Geist

(Hebr. ruach; griech. pneuma, nous; lat. intellectus, spiritus, mens; engl. mind, spirit; franz. esprit) hat eine doppelte Herkunft, die aus den biblischen Zeugnissen und jene aus dem griechischen Denken. Die hebräische Bibel bevorzugt das Wort „ruach“, das in der griechischen Septuaginta (LXX) mit Pneuma wiedergegeben wird. Ruach ist gleichbedeutend mit Lebenskraft. Der menschliche Geist wird dabei als vielfältige seelische und emotionale Erfahrung beschrieben. 1 Thess 5,23 spricht bereits von einer Dreiteilung in Geist, Seele und Leib.
Die frühgriechische Philosophie liefert mit „nous“ (lat. intellectus) einen Begriff für den Ort des Verstehens, der in engem Zusammenhang mit dem „logos“ steht, welcher sowohl in der menschlichen Seele als auch im Ganzen der menschlichen Welt existiert.
An der Schwelle von der Spätantike zum Frühmittelalter unterscheidet Augustinus bereits zwischen Geist (mens, animus) und Seele (anima), wobei er den Geist als eine an der Vernunft teilhabende Substanz auffasst, die zur Leitung des Leibes bestimmt ist (substantia quaedam rationis particeps regendo corpori accomodata). Thomas von Aquin hält die menschliche Seele für eine geistige Substanz (substantia spiritualis) und daher für unsterblich. Er vertritt eine strikte Leib-Seele-Einheit des Menschen als forma corporis. Sämtliche geistigen Erkenntnisse werden mittels des „tätigen Intellekts“ (intellectus agens) von den Sinneswahrnehmungen abstrahiert.
Für den Begründer des Rationalismus, René Descartes, ist der Geist hingegen ontologisch von der Materie getrennt.

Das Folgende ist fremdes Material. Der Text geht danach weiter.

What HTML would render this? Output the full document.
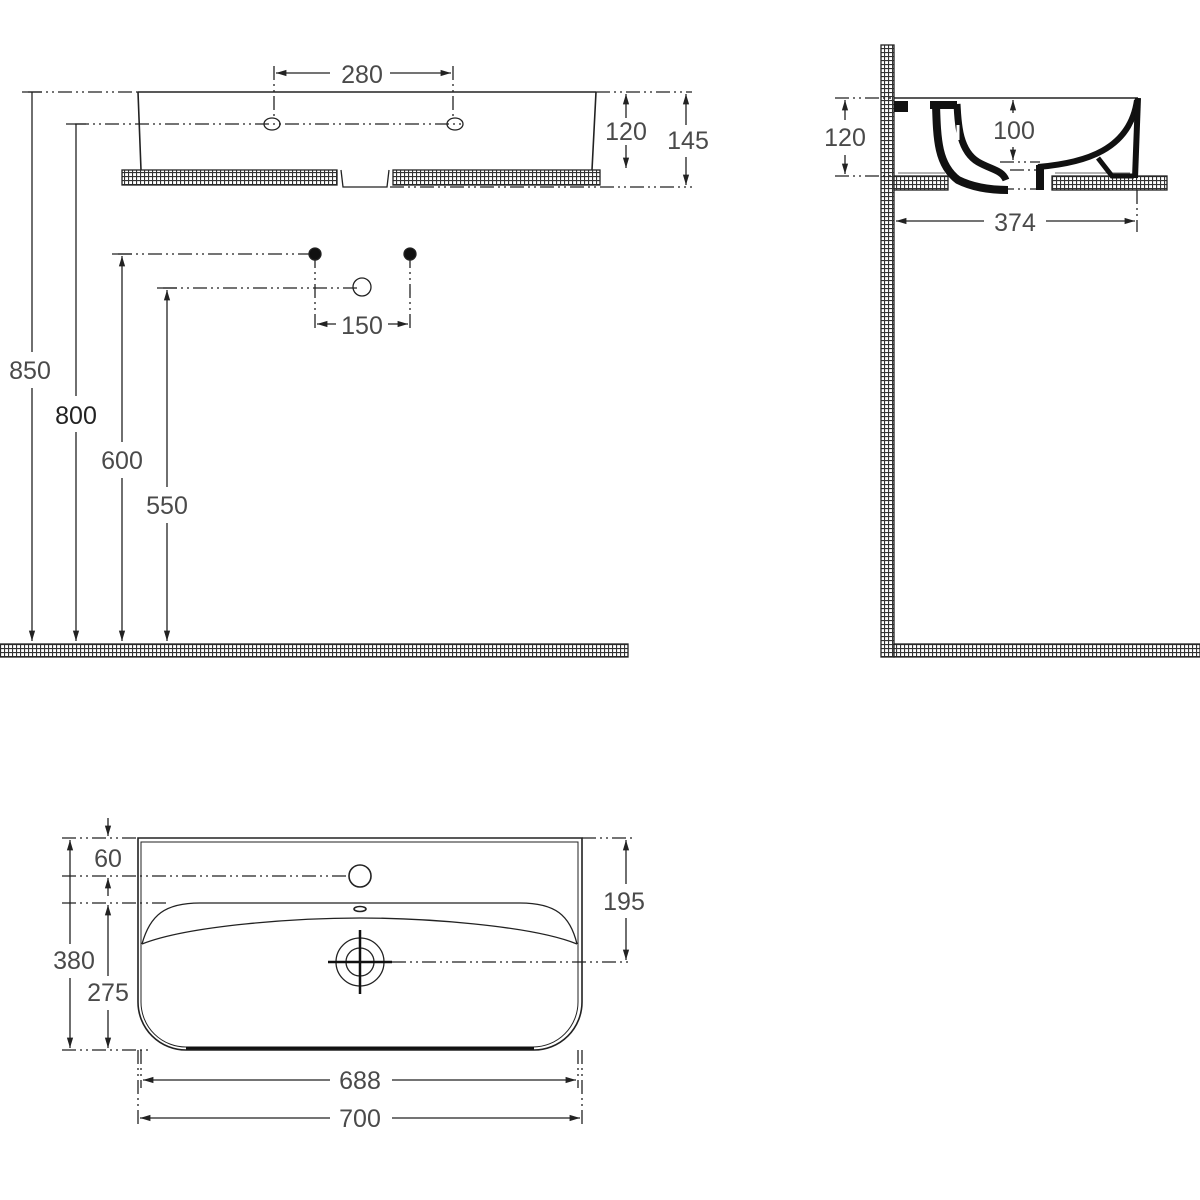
<!DOCTYPE html>
<html><head><meta charset="utf-8"><style>
html,body{margin:0;padding:0;background:#fff}
svg{display:block}
text{font-family:"Liberation Sans",sans-serif;font-size:25px;fill:#4a4a4a;font-weight:300}
</style></head><body>
<svg width="1200" height="1200" viewBox="0 0 1200 1200" xmlns="http://www.w3.org/2000/svg">
<defs>
<pattern id="h" width="4" height="4" patternUnits="userSpaceOnUse">
<rect width="4" height="4" fill="#fff"/>
<path d="M0 0.5H4M0.5 0V4" stroke="#333" stroke-width="1.2"/>
</pattern>
<marker id="a" viewBox="0 0 10 10" refX="10" refY="5" markerWidth="8" markerHeight="8" orient="auto-start-reverse">
<path d="M0 2L10 5L0 8z" fill="#222"/></marker>
</defs>
<g fill="none" stroke="#222" stroke-width="1.3">
<g stroke-dasharray="14 4 2 4 2 4">
<path d="M28 92H138M596 92H692M75 124H465M390 187H692M118 254H315M163 288H360M315 254V332M410 254V332"/>
<path d="M274 66V118M453 66V118"/>
</g>
<path d="M138 92H596M138 92L141 170M596 92L592 170" stroke-width="1.6"/>
<rect x="122" y="170" width="215" height="15" fill="url(#h)"/>
<rect x="393" y="170" width="207" height="15" fill="url(#h)"/>
<path d="M341 170L343 187H387L389 170"/>
<ellipse cx="272" cy="124" rx="8" ry="6"/><ellipse cx="455" cy="124" rx="8" ry="6"/>
<path d="M276 73H330M390 73H451" marker-start="url(#a)" marker-end="url(#a)"/>
<path d="M626 94V118M626 145V168" marker-start="url(#a)" marker-end="url(#a)"/>
<path d="M686 94V125M686 157V185" marker-start="url(#a)" marker-end="url(#a)"/>
<path d="M32 92V352M32 388V641" marker-end="url(#a)"/>
<path d="M76 124V396M76 432V641" marker-end="url(#a)"/>
<path d="M122 256V442M122 478V641" marker-start="url(#a)" marker-end="url(#a)"/>
<path d="M167 290V487M167 523V641" marker-start="url(#a)" marker-end="url(#a)"/>
<path d="M22 92H42M66 124H86M112 254H132M157 288H177"/>
<circle cx="315" cy="254" r="6" fill="#111"/><circle cx="410" cy="254" r="6" fill="#111"/>
<circle cx="362" cy="287" r="9"/>
<path d="M317 324H336M388 324H408" marker-start="url(#a)" marker-end="url(#a)"/>
<rect x="0" y="644" width="628" height="13" fill="url(#h)"/>
<rect x="881" y="45" width="13" height="612" fill="url(#h)"/>
<rect x="894" y="644" width="306" height="13" fill="url(#h)"/>
<rect x="894" y="176" width="54" height="14" fill="url(#h)"/>
<rect x="1052" y="176" width="115" height="14" fill="url(#h)"/>
<path d="M898 173H945M1055 173H1130" stroke="#666" stroke-width="1"/>
<path d="M894 98H1138" stroke-width="1.6"/>
<g stroke-dasharray="14 4 2 4 2 4"><path d="M835 98H894M835 176H894M1000 162H1040M1010 170H1040M1000 189H1040M1137 190V232"/></g>
<g fill="#111" stroke="none">
<rect x="894" y="101" width="14" height="11"/>
<rect x="930" y="101" width="27" height="8"/>
</g>
<path d="M936 104C937 140 938 165 958 180C978 190 1000 190 1008 190" stroke="#111" stroke-width="8"/>
<path d="M957 104C958 120 958 150 978 162C992 170 1002 170 1006 180" stroke="#111" stroke-width="7"/>
<path d="M958 125V140" stroke="#fff" stroke-width="3"/>
<path d="M1040 165V190" stroke="#111" stroke-width="8"/>
<path d="M1038 167C1085 163 1130 150 1137 100" stroke="#111" stroke-width="6"/>
<path d="M1138 98L1135 178" stroke="#111" stroke-width="6"/>
<path d="M1098 158L1112 176H1134" stroke="#111" stroke-width="5"/>
<path d="M845 100V120M845 155V174" marker-start="url(#a)" marker-end="url(#a)"/>
<path d="M1013 100V113M1013 147V160" marker-start="url(#a)" marker-end="url(#a)"/>
<path d="M896 221H984M1046 221H1135" marker-start="url(#a)" marker-end="url(#a)"/>
<path d="M138 838H582V1002A48 48 0 0 1 534 1050H186A48 48 0 0 1 138 1002Z" stroke-width="1.6"/>
<path d="M141 842H578V1002A45 45 0 0 1 533 1047H187A45 45 0 0 1 141 1002Z" stroke-width="1"/>
<path d="M186 1048H534" stroke="#111" stroke-width="3"/>
<path d="M142 944C150 915 165 903 200 903H520C555 903 570 915 577 944" stroke-width="1.3"/>
<path d="M142 944C190 925 300 918 360 918C420 918 530 925 577 944"/>
<circle cx="360" cy="876" r="11" stroke-width="1.6"/>
<ellipse cx="360" cy="909" rx="6" ry="2.5" stroke-width="1.6"/>
<circle cx="360" cy="962" r="24"/><circle cx="360" cy="962" r="14"/>
<path d="M328 962H392M360 930V994" stroke="#111" stroke-width="2.5"/>
<g stroke-dasharray="14 4 2 4 2 4">
<path d="M62 838H138M582 838H632M62 876H350M62 903H170M392 962H632M62 1050H150M138 1050V1126M582 1050V1126M141 1050V1088M578 1050V1088"/>
</g>
<path d="M108 818V836" marker-end="url(#a)"/>
<path d="M108 878V896" marker-start="url(#a)"/>
<path d="M70 840V944M70 978V1048" marker-start="url(#a)" marker-end="url(#a)"/>
<path d="M108 905V976M108 1010V1048" marker-start="url(#a)" marker-end="url(#a)"/>
<path d="M626 840V884M626 918V960" marker-start="url(#a)" marker-end="url(#a)"/>
<path d="M143 1080H330M392 1080H576" marker-start="url(#a)" marker-end="url(#a)"/>
<path d="M140 1118H330M392 1118H580" marker-start="url(#a)" marker-end="url(#a)"/>
</g>
<g text-anchor="middle">
<text x="362" y="83">280</text>
<text x="626" y="140">120</text>
<text x="688" y="149">145</text>
<text x="30" y="379">850</text>
<text x="76" y="424" style="fill:#222">800</text>
<text x="122" y="469">600</text>
<text x="167" y="514">550</text>
<text x="362" y="334">150</text>
<text x="845" y="146">120</text>
<text x="1014" y="139">100</text>
<text x="1015" y="231">374</text>
<text x="108" y="867">60</text>
<text x="74" y="969">380</text>
<text x="108" y="1001">275</text>
<text x="624" y="910">195</text>
<text x="360" y="1089">688</text>
<text x="360" y="1127">700</text>
</g>
</svg>
</body></html>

Die Philosophie des 19. Jahrhunderts ist gekennzeichnet durch den absoluten Idealismus Hegels, der die Denkgeschichte als einen geschichtlichen Prozess der Entwicklung des Weltgeistes verstand. Der absolute Geist ist somit der Inbegriff für die Wirklichkeit und der Grund allen Seins. Ludwig KLages fasste dagegen den Geist als Widersacher der Seele auf.
Demgegenüber vertrat Karl Marx, unter Bezugnahme auf Hegel, eine materialistische Auffassung des Geistes. Durch die Entwicklung der Evolutionstheorie unter Charles Darwin wurde der Mensch zunehmend auch als biologisches System betrachtet. Dies führte dazu, dass ab diesem Zeitpunkt viele Naturwissenschaftler den Geist als ein Produkt rein biologischer Prozesse betrachteten. Dieses Verständnis von G. setzte sich nahezu auf allen Wissensebenen durch, sodass heute vom G. als nichtmaterielles informatives Element nur noch in Theologie, in Spezialgebieten der Philosophie und im Spiritismus die Rede ist.
Andererseits spricht man neuerdings selbst in den Naturwissenschaften von einem Weltgeist als gestaltendes Element kosmischen Geschehens, da Mensch und Welt rein materiell nicht zu deuten sind.

Lit.: Beckermann, Ansgar: Analytische Einführung in die Philosophie des Geistes. Berlin u.a.: De Gruyter, 2001; Teichert, Dieter: Einführung in die Philosophie des Geistes. Darmstadt: Wiss. Buchges., 2006; Resch, Andreas: Der Innenraum des Menschen (Reihe R; 10). Innsbruck: Resch, 2017; ders.: Phänomene der Paranormologie (Reihe R; 11). Innsbruck: Resch, 2018.